Por: César Colmenares, director de www.casanarehoy.com
El reciente atentado contra el senador y precandidato presidencial del Centro Democrático ha vuelto a sacudir la frágil relación entre los actores políticos de Colombia. En lugar de un llamado colectivo a la sensatez y la unidad frente a la violencia, lo que siguió fue un nuevo episodio de la polarización que tanto daño le hace a la democracia: sectores de oposición responsabilizaron de inmediato al presidente Gustavo Petro por “sembrar odio” con su retórica.
No es la primera vez que esto ocurre. Cada vez que se produce un hecho violento, se recicla el argumento de que el presidente alimenta un ambiente hostil con su forma de hablar. Sin embargo, hay una peligrosa omisión en esa narrativa: los mismos sectores que acusan al jefe de Estado han construido y sostenido, desde hace años, un discurso igualmente agresivo, descalificador y hostil.
El Presidente es, con frecuencia, llamado “guerrillero”, “dictador”, “asesino”, “drogadicto”, “homosexual” –como si esta última fuera una ofensa–, y otras etiquetas que no buscan construir argumentos, sino degradar su humanidad. En redes sociales, medios y el Congreso, el tono no es precisamente el de la deliberación democrática, sino el del linchamiento permanente.
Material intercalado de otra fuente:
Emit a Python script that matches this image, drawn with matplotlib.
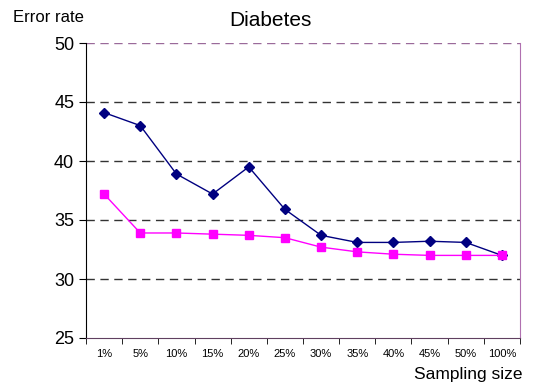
import matplotlib
matplotlib.use("Agg")
import matplotlib.pyplot as plt
import numpy as np

plt.rcParams['font.family'] = ['Liberation Sans', 'DejaVu Sans']

sizes = ["1%", "5%", "10%", "15%", "20%", "25%", "30%", "35%", "40%", "45%", "50%", "100%"]
blue_err = [44.1, 43.0, 38.9, 37.2, 39.5, 35.9, 33.7, 33.1, 33.1, 33.2, 33.1, 32.0]
pink_err = [37.2, 33.9, 33.9, 33.8, 33.7, 33.5, 32.7, 32.3, 32.1, 32.0, 32.0, 32.0]

fig = plt.figure(figsize=(5.34, 3.88), dpi=100)
ax = fig.add_axes([86/534, 1 - 338/388, 434/534, 295/388])

x = np.arange(len(sizes))
ax.plot(x, blue_err, color="#000080", lw=1, marker="D", ms=5, zorder=3)
ax.plot(x, pink_err, color="#ff00ff", lw=1, marker="s", ms=5.5, zorder=3)

ax.set_xlim(-0.5, len(sizes) - 0.5)
ax.set_ylim(25, 50)
ax.set_yticks([25, 30, 35, 40, 45, 50])
ax.set_xticks(x)
ax.set_xticklabels(sizes, fontsize=8)
ax.set_xticks(np.arange(len(sizes) + 1) - 0.5, minor=True)
ax.tick_params(axis="x", which="major", length=0, pad=8)
ax.tick_params(axis="x", which="minor", length=4, color="black")
ax.tick_params(axis="y", labelsize=13, length=5, direction="out")

for yv in [30, 35, 40, 45]:
    ax.axhline(yv, color="#333333", lw=1, ls=(0, (6, 4)), zorder=1)
ax.axhline(50, color="#9a6a9a", lw=1, ls=(0, (6, 4)), zorder=1)

ax.spines["top"].set_visible(False)
ax.spines["right"].set_color("#b070b0")
ax.spines["bottom"].set_color("#604060")
ax.spines["left"].set_color("black")

fig.text(48/534, 1 - 17/388, "Error rate", fontsize=12, ha="center", va="center")
fig.text(270/534, 1 - 20/388, "Diabetes", fontsize=15, ha="center", va="center")
fig.text(468/534, 1 - 374/388, "Sampling size", fontsize=12.5, ha="center", va="center")

fig.savefig("out.png", dpi=100)
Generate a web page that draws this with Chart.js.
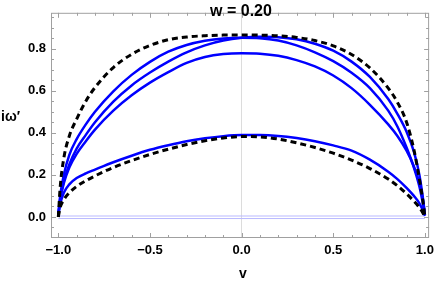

Y sí: Gustavo Petro tampoco ha sido asertivo en muchas de sus reacciones. Provoca, confronta, insiste en el choque de visiones. Pero no se puede exigirle a él lo que no se están dispuestos a aplicar como norma general. No se le puede pedir prudencia desde la injuria, ni respeto desde la burla. Mucho menos se puede construir democracia a punta de bloqueos legislativos sistemáticos, como ocurre hoy con las reformas sociales y económicas que el Congreso ha paralizado por intereses políticos, no siempre confesables.
El papel de los medios de comunicación tradicionales tampoco queda exento. Muchos de ellos, tras exigir que se “desescalen los discursos”, ofrecen en sus micrófonos espacio casi exclusivo a voceros de la oposición que siguen usando un lenguaje incendiario. Hay una contradicción estructural en condenar la violencia verbal mientras se amplifican las voces que la promueven, ya sea por afinidad ideológica o por rating.

El atentado al senador del Centro Democrático debe investigarse con toda la rigurosidad del caso. La condena a la violencia debe ser unánime. Pero también debe serlo el rechazo al uso del lenguaje como arma de guerra política. No podemos seguir normalizando la idea de que solo el Presidente debe moderarse, mientras los demás actores se sienten habilitados para disparar desde el discurso.
Colombia necesita con urgencia un nuevo pacto político que no sea solo electoral, sino ético. Uno donde la palabra no se use para destruir, sino para disentir con respeto. Donde la crítica no se convierta en calumnia, y donde el desacuerdo no sea una licencia para deshumanizar al adversario. Porque si el lenguaje sigue siendo trinchera, lo que nos espera es más violencia, más intolerancia y, tal vez, más muertos.